One of the great revelations of modern astronomy are the supermassive black holes – millions to billions of times more massive than our sun – found at the hearts of most galaxies. Most, like the black hole at the center of our Milky Way galaxy, are quiet, but some are known to be voraciously devouring nearby stars, gas and dust. In this process, some also produce powerful winds and jets. Astronomers have suspected that black hole winds might be responsible for draining galaxies of the interstellar gas from which new stars are born. Now they have an example of at least one galaxy doing precisely that. Astronomers using the European Space Agency’s Herschel space observatory have found that the winds blowing from a huge black hole are sweeping away its host galaxy’s reservoir of raw star-building material. Francesco Tombesi from NASA’s Goddard Space Flight Center and the University of Maryland, USA, who led the research published March 26, 2015 in Nature, said:
This is the first time that we have seen a supermassive black hole in action, blowing away the galaxy’s reservoir of star-making gas.
The astronomers combined infrared observations from ESA’s Herschel space observatory with new data from the Japanese/US Suzaku X-ray satellite to detect black hole winds from the central black hole of a galaxy known as IRAS F11119+3257. They also learned the winds’ role in pushing star-forming gas in this galaxy outward.

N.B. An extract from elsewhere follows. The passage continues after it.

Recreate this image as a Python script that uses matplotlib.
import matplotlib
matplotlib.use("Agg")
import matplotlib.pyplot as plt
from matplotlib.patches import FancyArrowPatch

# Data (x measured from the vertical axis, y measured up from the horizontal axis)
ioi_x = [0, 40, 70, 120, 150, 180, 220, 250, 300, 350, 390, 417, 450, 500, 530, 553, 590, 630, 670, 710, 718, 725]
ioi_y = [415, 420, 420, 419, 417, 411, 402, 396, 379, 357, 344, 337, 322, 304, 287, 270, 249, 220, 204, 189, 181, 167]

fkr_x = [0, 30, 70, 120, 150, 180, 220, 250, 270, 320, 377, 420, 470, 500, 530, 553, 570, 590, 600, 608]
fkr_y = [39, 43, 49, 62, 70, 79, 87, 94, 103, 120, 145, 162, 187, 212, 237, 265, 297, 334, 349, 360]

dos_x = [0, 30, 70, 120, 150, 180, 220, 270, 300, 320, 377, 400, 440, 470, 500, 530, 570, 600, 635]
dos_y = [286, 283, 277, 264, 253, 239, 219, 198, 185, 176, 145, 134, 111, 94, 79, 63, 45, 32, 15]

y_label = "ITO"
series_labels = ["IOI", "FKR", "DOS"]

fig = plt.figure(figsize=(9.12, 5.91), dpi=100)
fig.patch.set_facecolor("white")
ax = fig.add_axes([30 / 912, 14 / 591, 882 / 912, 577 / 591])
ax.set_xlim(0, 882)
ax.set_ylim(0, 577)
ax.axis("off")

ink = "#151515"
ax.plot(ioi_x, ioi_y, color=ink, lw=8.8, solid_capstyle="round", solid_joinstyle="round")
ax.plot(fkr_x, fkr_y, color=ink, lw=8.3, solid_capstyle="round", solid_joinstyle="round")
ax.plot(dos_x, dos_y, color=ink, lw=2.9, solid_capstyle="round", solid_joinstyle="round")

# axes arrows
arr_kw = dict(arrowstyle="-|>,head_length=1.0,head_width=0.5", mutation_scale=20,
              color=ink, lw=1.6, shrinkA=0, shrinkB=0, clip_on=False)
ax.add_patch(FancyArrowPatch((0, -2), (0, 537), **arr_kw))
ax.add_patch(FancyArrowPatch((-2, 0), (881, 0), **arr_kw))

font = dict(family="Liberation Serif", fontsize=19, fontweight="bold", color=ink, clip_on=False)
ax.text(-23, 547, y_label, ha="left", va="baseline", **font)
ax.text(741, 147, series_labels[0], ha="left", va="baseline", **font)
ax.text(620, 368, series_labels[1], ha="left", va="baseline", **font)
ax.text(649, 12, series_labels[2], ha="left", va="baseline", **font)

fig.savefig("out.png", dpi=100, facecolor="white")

In a statement, these astronomers said:
The winds start small and fast, gusting at about 25% the speed of light near the black hole and blowing away about the equivalent of one solar mass of gas every year.
As they progress outwards, the winds slow but sweep up an additional few hundred solar masses of gas molecules per year and push it out of the galaxy.

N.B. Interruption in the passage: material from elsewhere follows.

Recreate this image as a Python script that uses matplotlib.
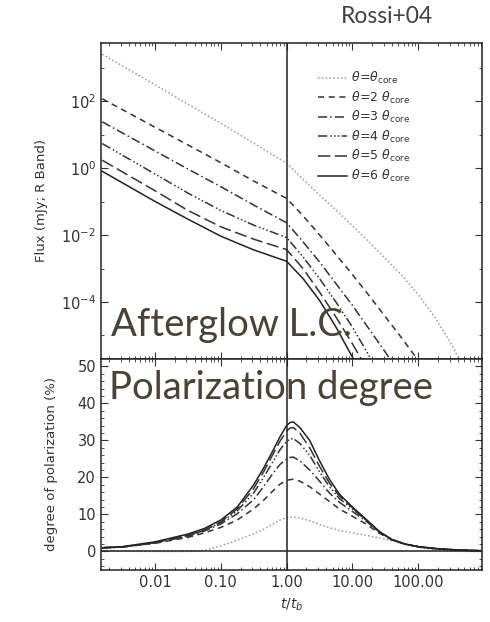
import numpy as np
import matplotlib
matplotlib.use("Agg")
import matplotlib.pyplot as plt
from matplotlib.ticker import FixedLocator, NullFormatter, FixedFormatter

# log10(t/tb) and log10(flux)
logt_flux = [-2.8, -2.0, -1.5, -1.0, -0.5, 0.0, 0.25, 0.5, 0.75, 1.0, 1.25, 1.5, 1.75, 2.0, 2.25, 2.5, 2.75]
flux_1 = [3.41, 2.50, 1.92, 1.35, 0.75, 0.15, -0.33, -0.80, -1.25, -1.72, -2.20, -2.70, -3.20, -3.78, -4.45, -5.25, -6.20]
flux_2 = [2.08, 1.23, 0.70, 0.17, -0.38, -0.90, -1.42, -1.99, -2.58, -3.18, -3.80, -4.44, -5.08, -5.75, -6.50, -7.3, -8.1]
flux_3 = [1.39, 0.52, -0.02, -0.55, -1.10, -1.63, -2.20, -2.80, -3.45, -4.10, -4.80, -5.50, -6.25, -7.0, -7.8, -8.6, -9.4]
flux_4 = [0.74, -0.17, -0.74, -1.26, -1.70, -2.07, -2.65, -3.30, -4.00, -4.75, -5.60, -6.50, -7.4, -8.3, -9.2, -10.1, -11.0]
flux_5 = [0.24, -0.67, -1.26, -1.75, -2.12, -2.43, -3.00, -3.70, -4.45, -5.25, -6.10, -7.0, -7.9, -8.8, -9.7, -10.6, -11.5]
flux_6 = [-0.09, -0.99, -1.52, -2.03, -2.44, -2.78, -3.30, -3.95, -4.75, -5.65, -6.60, -7.6, -8.6, -9.6, -10.6, -11.6, -12.6]

# polarization degree (%)
logt_pol = [-2.8, -2.5, -2.0, -1.5, -1.25, -1.0, -0.75, -0.5, -0.35, -0.2, -0.1, 0.0, 0.05, 0.1, 0.2,
            0.35, 0.5, 0.65, 0.8, 1.0, 1.2, 1.4, 1.6, 1.8, 2.0, 2.25, 2.5, 2.75, 2.97]
pol_1 = [0.2, 0.1, 0.0, 0.0, 0.3, 1.5, 3.0, 4.8, 6.0, 7.5, 8.5, 9.1, 9.3, 9.3, 9.1,
         8.3, 7.3, 6.4, 5.7, 5.0, 4.4, 3.7, 2.9, 1.9, 1.1, 0.4, 0.1, 0.0, 0.0]
pol_2 = [1.0, 1.2, 2.2, 3.8, 5.0, 6.5, 8.5, 11.5, 13.8, 16.5, 18.2, 19.2, 19.4, 19.5, 19.0,
         17.5, 15.5, 13.5, 11.5, 9.5, 7.5, 5.0, 3.1, 2.0, 1.2, 0.8, 0.5, 0.3, 0.2]
pol_3 = [1.0, 1.2, 2.3, 4.1, 5.5, 7.4, 10.2, 14.0, 17.5, 21.3, 23.5, 25.0, 25.4, 25.5, 24.5,
         22.0, 19.0, 15.8, 13.3, 10.8, 8.3, 5.3, 3.2, 2.0, 1.3, 0.8, 0.5, 0.3, 0.2]
pol_4 = [1.0, 1.2, 2.4, 4.3, 5.7, 7.8, 11.0, 15.8, 20.0, 24.5, 27.5, 29.7, 30.3, 30.5, 29.2,
         26.0, 21.5, 17.5, 14.3, 11.5, 8.6, 5.4, 3.2, 2.0, 1.3, 0.8, 0.5, 0.3, 0.2]
pol_5 = [1.0, 1.2, 2.4, 4.4, 5.8, 8.0, 11.5, 17.0, 21.5, 26.5, 29.8, 32.5, 33.3, 33.5, 32.0,
         28.0, 23.0, 18.5, 15.0, 11.8, 8.7, 5.5, 3.2, 2.0, 1.3, 0.8, 0.5, 0.3, 0.2]
pol_6 = [1.0, 1.3, 2.6, 4.7, 6.2, 8.5, 12.0, 18.0, 22.5, 27.5, 31.0, 34.0, 34.8, 35.0, 33.5,
         30.0, 24.5, 19.5, 15.5, 12.0, 8.8, 5.5, 3.2, 2.0, 1.3, 0.8, 0.5, 0.3, 0.2]

labels = [r'$\theta\!=\!\theta_{\rm core}$', r'$\theta\!=\!2\ \theta_{\rm core}$',
          r'$\theta\!=\!3\ \theta_{\rm core}$', r'$\theta\!=\!4\ \theta_{\rm core}$',
          r'$\theta\!=\!5\ \theta_{\rm core}$', r'$\theta\!=\!6\ \theta_{\rm core}$']

styles = [(0, (1, 1.5)), (0, (4, 3)), (0, (6, 2, 1, 2)),
          (0, (6, 2, 1, 1.5, 1, 1.5, 1, 1.5)), (0, (8, 3)), '-']
colors = ['#9a9a9a', '#333333', '#333333', '#333333', '#333333', '#222222']

ink = '#333333'
plt.rcParams['font.family'] = 'DejaVu Sans'
plt.rcParams['mathtext.fontset'] = 'dejavusans'

fig = plt.figure(figsize=(4.9, 6.22), dpi=100)
ax1 = fig.add_axes([0.206, 0.423, 0.778, 0.508])
ax2 = fig.add_axes([0.206, 0.0836, 0.778, 0.3394])

t_f = 10 ** np.array(logt_flux)
for f, ls, c, lab in zip([flux_1, flux_2, flux_3, flux_4, flux_5, flux_6], styles, colors, labels):
    ax1.plot(t_f, 10 ** np.array(f), ls=ls, color=c, lw=1.1, label=lab)

t_p = 10 ** np.array(logt_pol)
for p, ls, c in zip([pol_1, pol_2, pol_3, pol_4, pol_5, pol_6], styles, colors):
    ax2.plot(t_p, p, ls=ls, color=c, lw=1.1)

xlo, xhi = 10 ** -2.82, 10 ** 2.97
for ax in (ax1, ax2):
    ax.set_xscale('log')
    ax.set_xlim(xlo, xhi)
    ax.axvline(1.0, color='#222222', lw=1.1)
    ax.tick_params(which='both', direction='in', top=True, right=True,
                   colors=ink, labelcolor=ink, labelsize=10.5)
    ax.tick_params(which='major', length=5)
    ax.tick_params(which='minor', length=2.5)
    for s in ax.spines.values():
        s.set_color('#222222')
        s.set_linewidth(1.1)

ax1.set_yscale('log')
ax1.set_ylim(10 ** -5.7, 10 ** 3.75)
ax1.yaxis.set_major_locator(FixedLocator([1e-4, 1e-2, 1e0, 1e2]))
ax1.yaxis.set_major_formatter(FixedFormatter([r'$10^{-4}$', r'$10^{-2}$', r'$10^{0}$', r'$10^{2}$']))
ax1.yaxis.set_minor_locator(FixedLocator([1e-5, 1e-3, 1e-1, 1e1, 1e3]))
ax1.yaxis.set_minor_formatter(NullFormatter())
ax1.xaxis.set_major_formatter(NullFormatter())
ax1.xaxis.set_minor_formatter(NullFormatter())
ax1.set_ylabel('Flux (mJy; R Band)', color=ink, fontsize=9.5, labelpad=9)

ax1.legend(loc='upper left', bbox_to_anchor=(0.54, 0.95), frameon=False,
           fontsize=9, handlelength=2.3, handletextpad=0.3, labelspacing=0.28,
           labelcolor=ink)

ax2.set_ylim(-5, 52)
ax2.set_yticks([0, 10, 20, 30, 40, 50])
ax2.yaxis.set_minor_locator(FixedLocator(np.arange(-4, 52, 2)))
ax2.axhline(0, color='#222222', lw=1.1)
ax2.set_xticks([0.01, 0.1, 1, 10, 100])
ax2.set_xticklabels(['0.01', '0.10', '1.00', '10.00', '100.00'])
ax2.xaxis.set_minor_formatter(NullFormatter())
ax2.set_xlabel(r'$t/t_b$', color=ink, fontsize=10, labelpad=5)
ax2.set_ylabel('degree of polarization (%)', color=ink, fontsize=9.5, labelpad=14)

# slide annotations
txt = '#4a4232'
fig.text(0.79, 0.974, 'Rossi+04', fontsize=16.5, color='#404040', family='Lato',
         ha='center', va='center')
fig.text(0.226, 0.478, 'Afterglow L.C.', fontsize=27.5, color=txt, family='Lato',
         ha='left', va='center')
fig.text(0.222, 0.377, 'Polarization degree', fontsize=27.5, color=txt, family='Lato',
         ha='left', va='center')

fig.savefig('out.png', dpi=100)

This is the first solid proof that black-hole winds are stripping their host galaxies of gas by driving large-scale outflows.
The astronomers say that the winds from black holes in the hearts of galaxies could eventually affect a galaxy’s star-forming activity, slowing it down or possibly quenching it entirely.
Bottom line: Astronomers thought that winds from supermassive black holes at the hearts of some galaxies should be capable of blowing away the interstellar gas needed for star formation. Now they have an example of a galaxy – known as IRAS F11119+3257 – doing exactly that.